__Aim__
Print, exactly and with both ends included, the lines below that run from the one containing "What Chart.js code" to the one containing "Sans', size: 18". Pictures are omitted.

__Excerpted data__
- - - - -

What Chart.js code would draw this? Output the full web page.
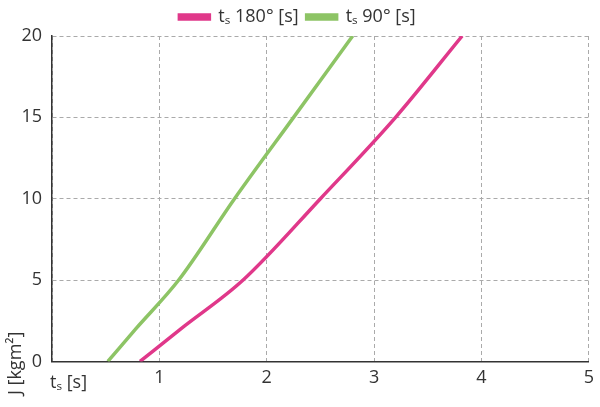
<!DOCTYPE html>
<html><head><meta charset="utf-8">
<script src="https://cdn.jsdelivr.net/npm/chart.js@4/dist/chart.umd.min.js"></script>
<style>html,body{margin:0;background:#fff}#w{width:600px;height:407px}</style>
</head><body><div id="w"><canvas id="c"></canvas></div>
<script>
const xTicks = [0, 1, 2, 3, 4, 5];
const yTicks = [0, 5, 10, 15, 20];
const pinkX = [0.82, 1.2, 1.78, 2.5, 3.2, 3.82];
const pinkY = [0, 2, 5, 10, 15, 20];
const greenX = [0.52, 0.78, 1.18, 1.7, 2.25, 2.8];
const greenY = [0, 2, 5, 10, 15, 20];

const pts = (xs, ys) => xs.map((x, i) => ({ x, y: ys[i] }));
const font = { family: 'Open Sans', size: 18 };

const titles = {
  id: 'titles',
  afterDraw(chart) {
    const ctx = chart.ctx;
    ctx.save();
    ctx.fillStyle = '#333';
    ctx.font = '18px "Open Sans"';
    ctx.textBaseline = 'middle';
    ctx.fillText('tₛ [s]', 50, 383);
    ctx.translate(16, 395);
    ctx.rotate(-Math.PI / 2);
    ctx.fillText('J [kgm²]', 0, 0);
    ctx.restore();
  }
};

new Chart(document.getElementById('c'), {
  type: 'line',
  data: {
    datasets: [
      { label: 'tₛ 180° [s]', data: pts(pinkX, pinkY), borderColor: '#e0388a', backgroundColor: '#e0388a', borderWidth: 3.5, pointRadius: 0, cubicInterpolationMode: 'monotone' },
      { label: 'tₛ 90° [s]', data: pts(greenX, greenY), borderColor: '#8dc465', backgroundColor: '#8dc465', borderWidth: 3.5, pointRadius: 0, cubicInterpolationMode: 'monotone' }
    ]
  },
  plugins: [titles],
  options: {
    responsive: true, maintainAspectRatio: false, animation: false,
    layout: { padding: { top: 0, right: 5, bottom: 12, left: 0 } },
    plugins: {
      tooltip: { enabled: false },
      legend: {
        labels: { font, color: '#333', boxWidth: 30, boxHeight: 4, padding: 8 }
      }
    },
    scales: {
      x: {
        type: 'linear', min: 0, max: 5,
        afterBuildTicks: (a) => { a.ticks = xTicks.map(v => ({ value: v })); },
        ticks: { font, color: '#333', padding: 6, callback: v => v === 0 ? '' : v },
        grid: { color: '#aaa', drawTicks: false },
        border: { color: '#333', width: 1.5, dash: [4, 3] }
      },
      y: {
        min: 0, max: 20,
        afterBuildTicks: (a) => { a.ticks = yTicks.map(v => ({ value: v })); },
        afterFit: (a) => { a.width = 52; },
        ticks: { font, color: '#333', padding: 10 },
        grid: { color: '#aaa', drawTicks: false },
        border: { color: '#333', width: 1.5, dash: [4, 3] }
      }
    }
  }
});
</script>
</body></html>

- - - - -

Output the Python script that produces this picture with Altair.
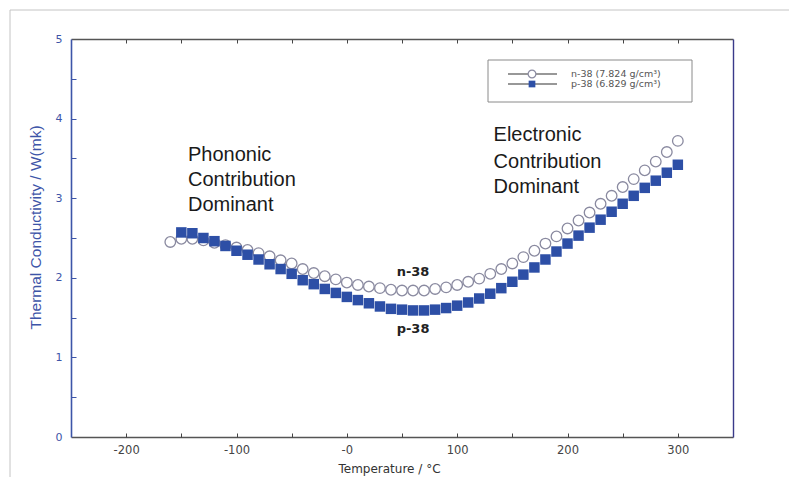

- - - - -

__Correct response__
What Chart.js code would draw this? Output the full web page.
<!DOCTYPE html>
<html><head><meta charset="utf-8">
<script src="https://cdn.jsdelivr.net/npm/chart.js@4/dist/chart.umd.min.js"></script>
<style>html,body{margin:0;background:#fff}#w{width:600px;height:407px}</style>
</head><body><div id="w"><canvas id="c"></canvas></div>
<script>
const xTicks = [0, 1, 2, 3, 4, 5];
const yTicks = [0, 5, 10, 15, 20];
const pinkX = [0.82, 1.2, 1.78, 2.5, 3.2, 3.82];
const pinkY = [0, 2, 5, 10, 15, 20];
const greenX = [0.52, 0.78, 1.18, 1.7, 2.25, 2.8];
const greenY = [0, 2, 5, 10, 15, 20];

const pts = (xs, ys) => xs.map((x, i) => ({ x, y: ys[i] }));
const font = { family: 'Open Sans', size: 18 };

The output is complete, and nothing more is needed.